A powerful tornado blasted an area outside of Oklahoma City on Monday, leveling homes and killing at least 51 people.
CNN reported that at least seven of the dead were children from Plaza Towers Elementary School in Moore, which lay directly in the path of the monster storm's wall of wind. An additional 24 children who were at the school are feared dead.
75 students and staff members had been huddled at the school when the storm hit, said the report.
As nightfall approached, determined searchers in hard hats dug in the debris for students possibly trapped, but authorities described the work as a recovery, not rescue, effort.
A temporary flight restriction was put in place over the school so that aircraft would stay away and emergency officials on the ground might hear any cries for help, said Lynn Lunsford with the Federal Aviation Administration.

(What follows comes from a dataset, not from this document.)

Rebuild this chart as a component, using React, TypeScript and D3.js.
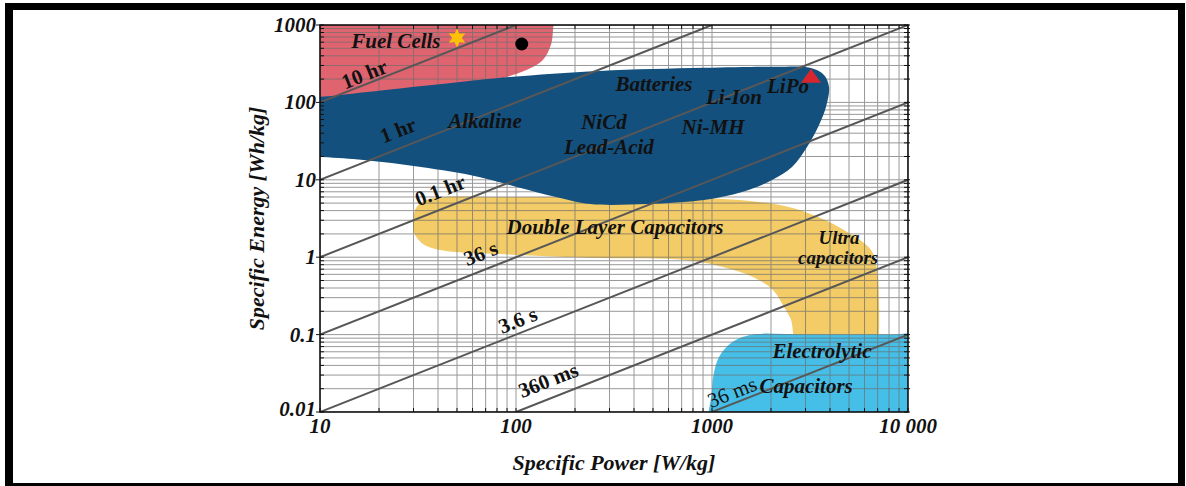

The preliminary rating of damage created by the tornado is at least EF4 (winds 166 to 200 mph) -- the second-most severe classification on a scale of zero to five -- the National Weather Service said.
The tornado was estimated to be at least two miles wide at one point as it moved through Moore, according to CNN.
Twenty patients, including 12 adults and eight children, were in trauma rooms at Oklahoma University (OU) Medical Center and at the Children's Hospital at OU Medical Center, spokesman Scott Coppenbarger told CNN.
Injuries ranged from minor to critical, he said.
Interstate 35 in Moore was closed as a result of debris from the tornado, Oklahoma Department of Transportation spokesman Cole Hackett said. Crews were heading to the north-south highway to start the cleanup process.
"People are trapped. You are going to see the devastation for days to come," said Betsy Randolph, spokeswoman for Oklahoma Highway Patrol. She did not say how many people were trapped.
More than 38,000 electricity customers in Oklahoma are without power, according to local power providers.
The severe weather came after tornadoes and powerful storms ripped through Oklahoma and the Midwest earlier Monday and on Sunday.
Forecasters had said that the destructive weather, which killed at least two people, was perhaps just a preview.
Even before Monday afternoon's devastation, residents in areas hard hit by weekend storms were combing through rubble where their homes once stood, reported CNN.
An estimated 300 homes were damaged or destroyed across Oklahoma in weekend weather, Red Cross spokesman Ken Garcia said.
Two men, both in their 70s, were confirmed dead as a result of an earlier tornado that hit Shawnee, the report said.
As many as 28 tornadoes were reported in Oklahoma, Kansas, Illinois and Iowa, according to the National Weather Service, with Oklahoma and Kansas the hardest hit.